Teraz, po pół roku od tamtych słów, bazując na najnowszych badaniach, opinię tę powtarza dr hab. Tomasz Dzieciątkowski. – Nic nie wskazuje na to, żeby w najbliższym czasie miała się pojawić taka mutacja koronawirusa SARS-CoV-2, która stałaby się odporna na opracowywane szczepionki – zapewnia. - Szczepionkę opartą na technologii mRNA bardzo łatwo jest zmodyfikować tak, żeby odpowiadała aktualnemu wariantowi koronawirusa - dodaje.
Takie są również wnioski naukowców, którzy we wrześniu tego roku w czasopiśmie "Proceedings of the National Academy of Sciences of the USA" opublikowali wyniki badań na temat szczepionki i mutacji. Po przeanalizowaniu ponad 18,5 tys. niezależnych sekwencji genomu wirusa pobranych od chorych z 84 krajów ustalili, że najnowszy koronawirus wykazuje "ograniczoną różnorodność", która "nie powinna uniemożliwić zapewnienia globalnej ochrony za pomocą jednej szczepionki".
Wirus grypy a koronawirus to co innego
Zwolennicy tezy, że mutacje wirusa spowodują rychłą nieskuteczność szczepionki, często porównują koronawirus do wirusa grypy. Doktor Tomasz Dzieciątkowski odpowiada na to: - Grypa to jest zupełnie co innego niż COVID-19.
– Wirus grypy mutuje zdecydowanie częściej, co wynika z segmentacji genomu tego wirusa – porównuje wirusolog. – Lecz to również nie oznacza, że co roku pojawia się jakiś nowy super wariant grypy, ponieważ gdyby tak było, co roku mielibyśmy kolejną pandemię. Większość z tych mutacji to tak zwane mutacje ciche, czyli niedające żadnych efektów. Gdyby spojrzeć na tak zwaną charakterystykę produktu leczniczego szczepionek przeciw grypie z ostatnich sześciu lat, zobaczyłoby się, że dotyczyły one tych samych wariantów wirusa grypy – dodaje.
Dopiero w obecnym sezonie epidemicznym - 2020/2021 - jest potrzeba uwzględnienia zmian w typie wirusa grypy znajdującym się w szczepionce.
Oczywiście nie da się wykluczyć, że szczepienia na koronawirusa również trzeba będzie powtarzać sezonowo. Doktor Grażyna Cholewińska-Szymańska tłumaczy jednak, że dziś nie mamy informacji, czy takie ponowne szczepienia będą konieczne ani czy należałoby wykonywać je przykładowo co rok, co trzy lub co pięć lat.
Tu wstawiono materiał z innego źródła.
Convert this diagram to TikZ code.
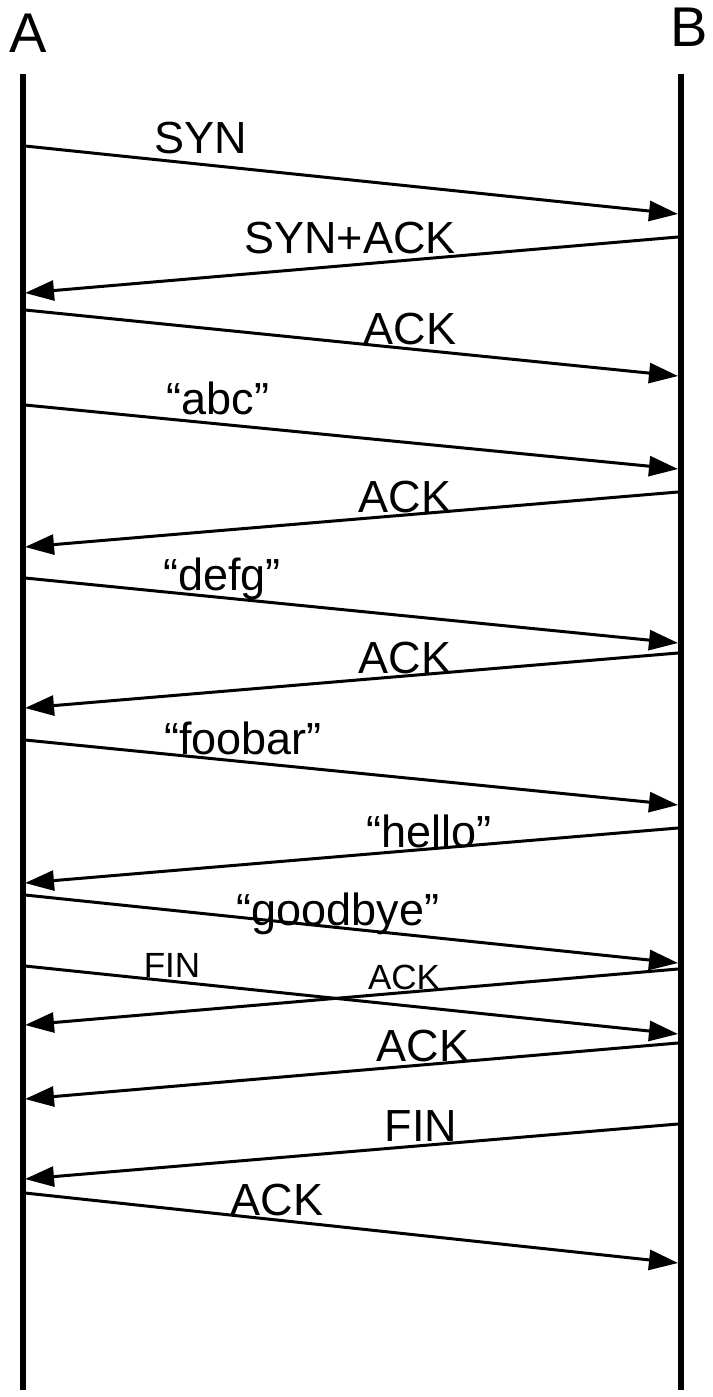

Podkreśla, że niezależnie od tego szczepienia na koronawirusa mogą przynieść wiele dobrego. – Nawet jeśli szczepionka nie będzie najmocniejsza immunogennie i jeśli od razu nie u wszystkich uzyskamy uodpornienie, ale przykładowo uda się to u 80 procent wyszczepionych, to i tak zabezpieczy naszą populację – tłumaczy dr Cholewińska-Szymańska. – Tym bardziej że nie trzeba wyszczepić całego społeczeństwa. Nie będą musiały się szczepić przykładowo te osoby, które przeszły już chorobę i nabyły naturalną odporność. Miejmy nadzieję, że pozostała grupa uzyska odporność w wyniku szczepienia – podsumowuje.